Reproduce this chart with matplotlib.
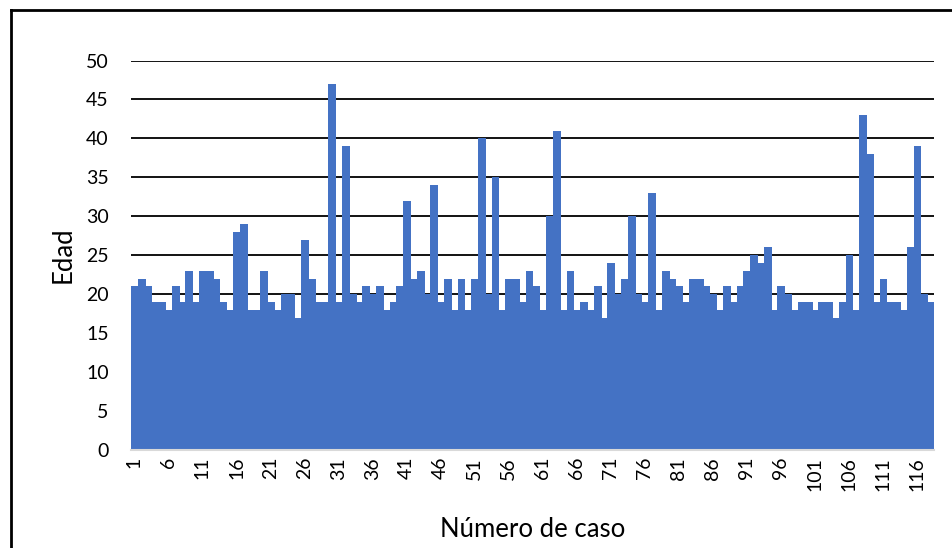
# Imports
# -----------------------------------------------------------
import numpy as np
import matplotlib
matplotlib.use("Agg")
import matplotlib.pyplot as plt
from matplotlib.lines import Line2D

plt.rcParams['font.family'] = ['Lato', 'DejaVu Sans']

# Data
# -----------------------------------------------------------
edad = [21, 22, 21, 19, 19, 18, 21, 19, 23, 19,
        23, 23, 22, 19, 18, 28, 29, 18, 18, 23,
        19, 18, 20, 20, 17, 27, 22, 19, 19, 47,
        19, 39, 20, 19, 21, 20, 21, 18, 19, 21,
        32, 22, 23, 20, 34, 19, 22, 18, 22, 18,
        22, 40, 20, 35, 18, 22, 22, 19, 23, 21,
        18, 30, 41, 18, 23, 18, 19, 18, 21, 17,
        24, 20, 22, 30, 20, 19, 33, 18, 23, 22,
        21, 19, 22, 22, 21, 20, 18, 21, 19, 21,
        23, 25, 24, 26, 18, 21, 20, 18, 19, 19,
        18, 19, 19, 17, 19, 25, 18, 43, 38, 19,
        22, 19, 19, 18, 26, 39, 20, 19]
casos = np.arange(1, len(edad) + 1)
tick_casos = list(range(1, len(edad) + 1, 5))
y_ticks = list(range(0, 51, 5))

# Figure
# -----------------------------------------------------------
W, H = 953, 548
fig = plt.figure(figsize=(W / 100, H / 100), dpi=100)
ax = fig.add_axes([131 / W, 1 - 450 / H, (934 - 131) / W, (450 - 60.5) / H])

# no antialiasing so no white seams appear between touching bars
ax.bar(casos, edad, width=1.0, color='#4472C4', edgecolor='#4472C4',
       linewidth=0.6, antialiased=False, zorder=3)

ax.set_xlim(0.5, len(edad) + 0.5)
ax.set_ylim(0, 50)
ax.set_yticks(y_ticks)
ax.set_xticks(tick_casos)
ax.set_xticklabels([str(c) for c in tick_casos], rotation=90)
ax.tick_params(axis='both', length=0, labelsize=14, colors='black')
ax.tick_params(axis='y', pad=16)
ax.tick_params(axis='x', pad=5)

# gridlines
ax.yaxis.grid(True, color='black', linewidth=1.3, zorder=1)
ax.set_axisbelow(True)
for s in ['top', 'right', 'left']:
    ax.spines[s].set_visible(False)
ax.spines['bottom'].set_color('#D9D9D9')
ax.spines['bottom'].set_linewidth(1.5)
ax.spines['bottom'].set_zorder(4)

# axis titles placed in figure pixels
fig.text(71 / W, 1 - 255 / H, 'Edad', fontsize=18.5, rotation=90,
         rotation_mode='anchor', ha='center', va='baseline')
fig.text(532.5 / W, 1 - 537 / H, 'Número de caso', fontsize=18.5,
         ha='center', va='baseline')

# outer border (only top and left show inside the picture)
fig.add_artist(Line2D([11 / W, 1], [1 - 10 / H, 1 - 10 / H], color='black', lw=2))
fig.add_artist(Line2D([11 / W, 11 / W], [0, 1 - 10 / H], color='black', lw=2))

fig.savefig('out.png', dpi=100)
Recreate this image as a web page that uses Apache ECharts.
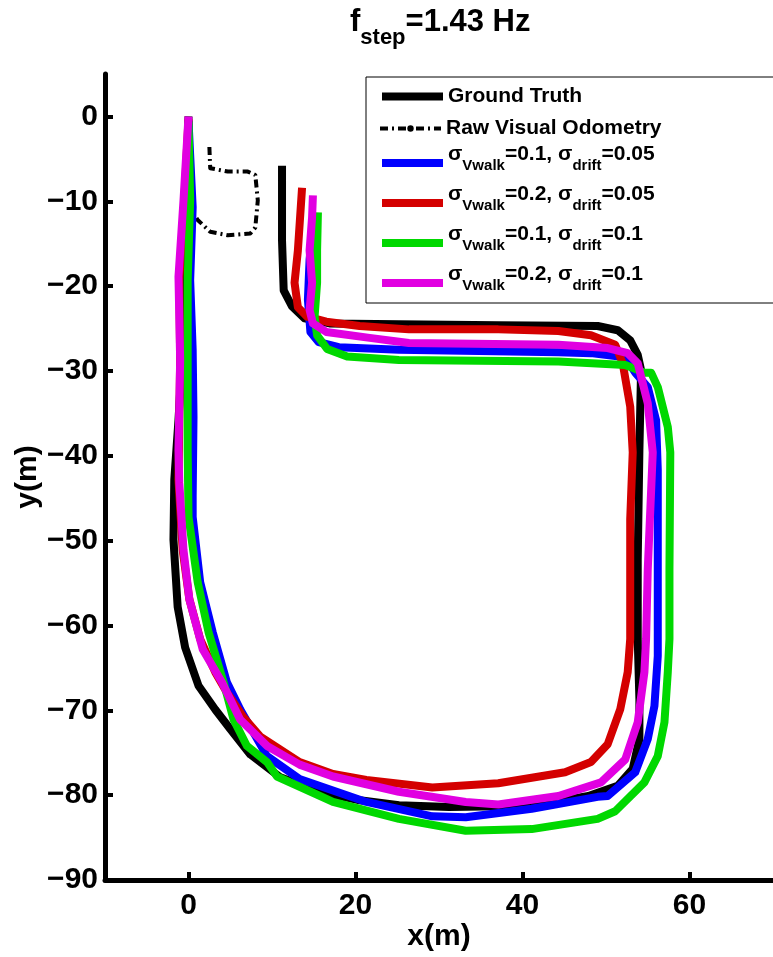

- _SET TASK_
Your task is to reproduce exactly the lines from the start of the data above through the line containing "plt.rcParams['font.family'] = ['Lato', 'DejaVu", leaving every picture out.

- _TASK RESULT_
Reproduce this chart with matplotlib.
# Imports
# -----------------------------------------------------------
import numpy as np
import matplotlib
matplotlib.use("Agg")
import matplotlib.pyplot as plt
from matplotlib.lines import Line2D

plt.rcParams['font.family'] = ['Lato', 'DejaVu Sans']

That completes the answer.